---------- DATA BLOCK

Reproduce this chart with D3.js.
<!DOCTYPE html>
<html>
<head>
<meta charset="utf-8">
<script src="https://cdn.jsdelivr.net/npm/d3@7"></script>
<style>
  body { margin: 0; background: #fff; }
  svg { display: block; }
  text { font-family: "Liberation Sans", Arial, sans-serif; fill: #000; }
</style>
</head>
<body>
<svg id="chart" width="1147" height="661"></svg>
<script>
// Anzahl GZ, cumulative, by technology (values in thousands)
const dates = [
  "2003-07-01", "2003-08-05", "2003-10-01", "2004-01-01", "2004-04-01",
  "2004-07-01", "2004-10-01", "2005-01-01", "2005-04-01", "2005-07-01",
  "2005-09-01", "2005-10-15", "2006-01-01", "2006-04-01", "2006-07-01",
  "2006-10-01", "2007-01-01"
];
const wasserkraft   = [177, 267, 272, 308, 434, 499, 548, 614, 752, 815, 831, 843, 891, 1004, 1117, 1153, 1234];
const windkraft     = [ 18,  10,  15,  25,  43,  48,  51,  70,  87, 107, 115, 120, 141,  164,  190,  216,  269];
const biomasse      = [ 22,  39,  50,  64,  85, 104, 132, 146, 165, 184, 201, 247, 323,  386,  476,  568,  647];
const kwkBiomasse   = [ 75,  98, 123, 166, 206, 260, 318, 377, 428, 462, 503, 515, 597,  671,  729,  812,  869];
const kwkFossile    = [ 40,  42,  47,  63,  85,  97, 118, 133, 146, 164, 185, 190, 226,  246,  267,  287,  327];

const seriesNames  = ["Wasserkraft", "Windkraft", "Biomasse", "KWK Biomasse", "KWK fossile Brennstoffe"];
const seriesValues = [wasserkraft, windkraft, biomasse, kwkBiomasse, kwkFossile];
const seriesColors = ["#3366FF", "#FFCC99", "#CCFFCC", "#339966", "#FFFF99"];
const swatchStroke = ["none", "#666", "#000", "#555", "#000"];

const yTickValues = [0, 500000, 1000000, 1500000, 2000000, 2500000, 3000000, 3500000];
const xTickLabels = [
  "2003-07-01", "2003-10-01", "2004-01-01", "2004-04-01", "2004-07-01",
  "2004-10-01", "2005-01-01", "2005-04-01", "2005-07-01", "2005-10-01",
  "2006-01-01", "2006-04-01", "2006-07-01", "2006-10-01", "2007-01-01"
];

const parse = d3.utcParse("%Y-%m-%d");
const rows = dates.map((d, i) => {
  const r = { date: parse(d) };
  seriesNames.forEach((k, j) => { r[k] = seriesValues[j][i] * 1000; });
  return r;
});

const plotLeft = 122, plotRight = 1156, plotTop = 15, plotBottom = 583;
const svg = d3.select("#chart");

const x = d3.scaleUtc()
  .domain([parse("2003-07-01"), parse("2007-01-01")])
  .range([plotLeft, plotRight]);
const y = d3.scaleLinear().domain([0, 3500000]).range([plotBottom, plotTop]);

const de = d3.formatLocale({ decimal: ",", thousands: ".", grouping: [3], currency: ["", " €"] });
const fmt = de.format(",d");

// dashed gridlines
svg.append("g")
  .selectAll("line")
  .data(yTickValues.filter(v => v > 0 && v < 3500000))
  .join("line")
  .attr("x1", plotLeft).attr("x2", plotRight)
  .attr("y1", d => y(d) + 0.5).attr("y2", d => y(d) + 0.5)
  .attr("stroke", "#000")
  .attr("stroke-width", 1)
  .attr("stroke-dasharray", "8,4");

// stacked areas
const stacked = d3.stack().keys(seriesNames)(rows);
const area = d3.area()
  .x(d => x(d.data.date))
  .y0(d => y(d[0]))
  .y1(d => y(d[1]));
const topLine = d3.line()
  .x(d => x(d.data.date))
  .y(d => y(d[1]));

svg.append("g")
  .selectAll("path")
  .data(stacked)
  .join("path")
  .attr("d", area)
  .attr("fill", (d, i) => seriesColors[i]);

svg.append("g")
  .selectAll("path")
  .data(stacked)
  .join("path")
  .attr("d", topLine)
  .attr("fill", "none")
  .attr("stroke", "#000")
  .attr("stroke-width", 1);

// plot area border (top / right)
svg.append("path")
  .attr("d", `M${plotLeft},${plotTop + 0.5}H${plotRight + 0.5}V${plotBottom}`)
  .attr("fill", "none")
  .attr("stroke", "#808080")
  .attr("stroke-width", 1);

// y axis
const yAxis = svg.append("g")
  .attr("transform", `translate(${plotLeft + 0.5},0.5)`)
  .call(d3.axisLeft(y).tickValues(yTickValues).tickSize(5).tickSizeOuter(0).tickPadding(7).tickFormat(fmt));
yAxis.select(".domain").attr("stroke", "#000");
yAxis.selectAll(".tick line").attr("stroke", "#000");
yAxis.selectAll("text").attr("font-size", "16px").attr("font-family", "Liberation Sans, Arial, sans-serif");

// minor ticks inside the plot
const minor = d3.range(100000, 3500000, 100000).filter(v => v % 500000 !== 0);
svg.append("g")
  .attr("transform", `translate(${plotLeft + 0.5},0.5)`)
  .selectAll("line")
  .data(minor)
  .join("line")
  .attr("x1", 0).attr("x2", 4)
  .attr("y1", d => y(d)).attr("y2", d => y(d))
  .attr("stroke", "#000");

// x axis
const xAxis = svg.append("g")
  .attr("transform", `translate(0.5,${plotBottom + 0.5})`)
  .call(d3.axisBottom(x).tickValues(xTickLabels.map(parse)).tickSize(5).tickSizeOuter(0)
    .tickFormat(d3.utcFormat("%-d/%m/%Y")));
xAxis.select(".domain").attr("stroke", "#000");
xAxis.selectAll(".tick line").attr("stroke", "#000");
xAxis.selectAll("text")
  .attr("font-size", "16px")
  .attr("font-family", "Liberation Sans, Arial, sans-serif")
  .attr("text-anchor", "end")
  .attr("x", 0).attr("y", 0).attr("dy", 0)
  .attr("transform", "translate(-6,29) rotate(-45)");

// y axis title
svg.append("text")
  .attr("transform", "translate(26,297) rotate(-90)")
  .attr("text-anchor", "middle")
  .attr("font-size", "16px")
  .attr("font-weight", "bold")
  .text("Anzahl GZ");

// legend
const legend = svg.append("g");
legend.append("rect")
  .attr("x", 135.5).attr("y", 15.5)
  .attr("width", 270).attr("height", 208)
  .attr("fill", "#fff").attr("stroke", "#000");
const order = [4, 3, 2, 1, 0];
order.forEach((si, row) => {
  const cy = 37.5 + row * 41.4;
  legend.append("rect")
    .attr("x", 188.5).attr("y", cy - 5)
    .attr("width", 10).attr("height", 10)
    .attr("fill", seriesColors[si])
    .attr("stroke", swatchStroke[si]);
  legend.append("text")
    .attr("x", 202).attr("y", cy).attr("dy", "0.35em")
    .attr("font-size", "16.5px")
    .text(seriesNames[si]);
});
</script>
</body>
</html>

--------------------

> _TASK TO COMPLETE_
Repeat the material above in full, quoting it exactly.

> _RESPONSE FOR THIS EXERCISE_
Reproduce this chart with D3.js.
<!DOCTYPE html>
<html>
<head>
<meta charset="utf-8">
<script src="https://cdn.jsdelivr.net/npm/d3@7"></script>
<style>
  body { margin: 0; background: #fff; }
  svg { display: block; }
  text { font-family: "Liberation Sans", Arial, sans-serif; fill: #000; }
</style>
</head>
<body>
<svg id="chart" width="1147" height="661"></svg>
<script>
// Anzahl GZ, cumulative, by technology (values in thousands)
const dates = [
  "2003-07-01", "2003-08-05", "2003-10-01", "2004-01-01", "2004-04-01",
  "2004-07-01", "2004-10-01", "2005-01-01", "2005-04-01", "2005-07-01",
  "2005-09-01", "2005-10-15", "2006-01-01", "2006-04-01", "2006-07-01",
  "2006-10-01", "2007-01-01"
];
const wasserkraft   = [177, 267, 272, 308, 434, 499, 548, 614, 752, 815, 831, 843, 891, 1004, 1117, 1153, 1234];
const windkraft     = [ 18,  10,  15,  25,  43,  48,  51,  70,  87, 107, 115, 120, 141,  164,  190,  216,  269];
const biomasse      = [ 22,  39,  50,  64,  85, 104, 132, 146, 165, 184, 201, 247, 323,  386,  476,  568,  647];
const kwkBiomasse   = [ 75,  98, 123, 166, 206, 260, 318, 377, 428, 462, 503, 515, 597,  671,  729,  812,  869];
const kwkFossile    = [ 40,  42,  47,  63,  85,  97, 118, 133, 146, 164, 185, 190, 226,  246,  267,  287,  327];

const seriesNames  = ["Wasserkraft", "Windkraft", "Biomasse", "KWK Biomasse", "KWK fossile Brennstoffe"];
const seriesValues = [wasserkraft, windkraft, biomasse, kwkBiomasse, kwkFossile];
const seriesColors = ["#3366FF", "#FFCC99", "#CCFFCC", "#339966", "#FFFF99"];
const swatchStroke = ["none", "#666", "#000", "#555", "#000"];

const yTickValues = [0, 500000, 1000000, 1500000, 2000000, 2500000, 3000000, 3500000];
const xTickLabels = [
  "2003-07-01", "2003-10-01", "2004-01-01", "2004-04-01", "2004-07-01",
  "2004-10-01", "2005-01-01", "2005-04-01", "2005-07-01", "2005-10-01",
  "2006-01-01", "2006-04-01", "2006-07-01", "2006-10-01", "2007-01-01"
];

const parse = d3.utcParse("%Y-%m-%d");
const rows = dates.map((d, i) => {
  const r = { date: parse(d) };
  seriesNames.forEach((k, j) => { r[k] = seriesValues[j][i] * 1000; });
  return r;
});

const plotLeft = 122, plotRight = 1156, plotTop = 15, plotBottom = 583;
const svg = d3.select("#chart");

const x = d3.scaleUtc()
  .domain([parse("2003-07-01"), parse("2007-01-01")])
  .range([plotLeft, plotRight]);
const y = d3.scaleLinear().domain([0, 3500000]).range([plotBottom, plotTop]);

const de = d3.formatLocale({ decimal: ",", thousands: ".", grouping: [3], currency: ["", " €"] });
const fmt = de.format(",d");

// dashed gridlines
svg.append("g")
  .selectAll("line")
  .data(yTickValues.filter(v => v > 0 && v < 3500000))
  .join("line")
  .attr("x1", plotLeft).attr("x2", plotRight)
  .attr("y1", d => y(d) + 0.5).attr("y2", d => y(d) + 0.5)
  .attr("stroke", "#000")
  .attr("stroke-width", 1)
  .attr("stroke-dasharray", "8,4");

// stacked areas
const stacked = d3.stack().keys(seriesNames)(rows);
const area = d3.area()
  .x(d => x(d.data.date))
  .y0(d => y(d[0]))
  .y1(d => y(d[1]));
const topLine = d3.line()
  .x(d => x(d.data.date))
  .y(d => y(d[1]));

svg.append("g")
  .selectAll("path")
  .data(stacked)
  .join("path")
  .attr("d", area)
  .attr("fill", (d, i) => seriesColors[i]);

svg.append("g")
  .selectAll("path")
  .data(stacked)
  .join("path")
  .attr("d", topLine)
  .attr("fill", "none")
  .attr("stroke", "#000")
  .attr("stroke-width", 1);

// plot area border (top / right)
svg.append("path")
  .attr("d", `M${plotLeft},${plotTop + 0.5}H${plotRight + 0.5}V${plotBottom}`)
  .attr("fill", "none")
  .attr("stroke", "#808080")
  .attr("stroke-width", 1);

// y axis
const yAxis = svg.append("g")
  .attr("transform", `translate(${plotLeft + 0.5},0.5)`)
  .call(d3.axisLeft(y).tickValues(yTickValues).tickSize(5).tickSizeOuter(0).tickPadding(7).tickFormat(fmt));
yAxis.select(".domain").attr("stroke", "#000");
yAxis.selectAll(".tick line").attr("stroke", "#000");
yAxis.selectAll("text").attr("font-size", "16px").attr("font-family", "Liberation Sans, Arial, sans-serif");

// minor ticks inside the plot
const minor = d3.range(100000, 3500000, 100000).filter(v => v % 500000 !== 0);
svg.append("g")
  .attr("transform", `translate(${plotLeft + 0.5},0.5)`)
  .selectAll("line")
  .data(minor)
  .join("line")
  .attr("x1", 0).attr("x2", 4)
  .attr("y1", d => y(d)).attr("y2", d => y(d))
  .attr("stroke", "#000");

// x axis
const xAxis = svg.append("g")
  .attr("transform", `translate(0.5,${plotBottom + 0.5})`)
  .call(d3.axisBottom(x).tickValues(xTickLabels.map(parse)).tickSize(5).tickSizeOuter(0)
    .tickFormat(d3.utcFormat("%-d/%m/%Y")));
xAxis.select(".domain").attr("stroke", "#000");
xAxis.selectAll(".tick line").attr("stroke", "#000");
xAxis.selectAll("text")
  .attr("font-size", "16px")
  .attr("font-family", "Liberation Sans, Arial, sans-serif")
  .attr("text-anchor", "end")
  .attr("x", 0).attr("y", 0).attr("dy", 0)
  .attr("transform", "translate(-6,29) rotate(-45)");

// y axis title
svg.append("text")
  .attr("transform", "translate(26,297) rotate(-90)")
  .attr("text-anchor", "middle")
  .attr("font-size", "16px")
  .attr("font-weight", "bold")
  .text("Anzahl GZ");

// legend
const legend = svg.append("g");
legend.append("rect")
  .attr("x", 135.5).attr("y", 15.5)
  .attr("width", 270).attr("height", 208)
  .attr("fill", "#fff").attr("stroke", "#000");
const order = [4, 3, 2, 1, 0];
order.forEach((si, row) => {
  const cy = 37.5 + row * 41.4;
  legend.append("rect")
    .attr("x", 188.5).attr("y", cy - 5)
    .attr("width", 10).attr("height", 10)
    .attr("fill", seriesColors[si])
    .attr("stroke", swatchStroke[si]);
  legend.append("text")
    .attr("x", 202).attr("y", cy).attr("dy", "0.35em")
    .attr("font-size", "16.5px")
    .text(seriesNames[si]);
});
</script>
</body>
</html>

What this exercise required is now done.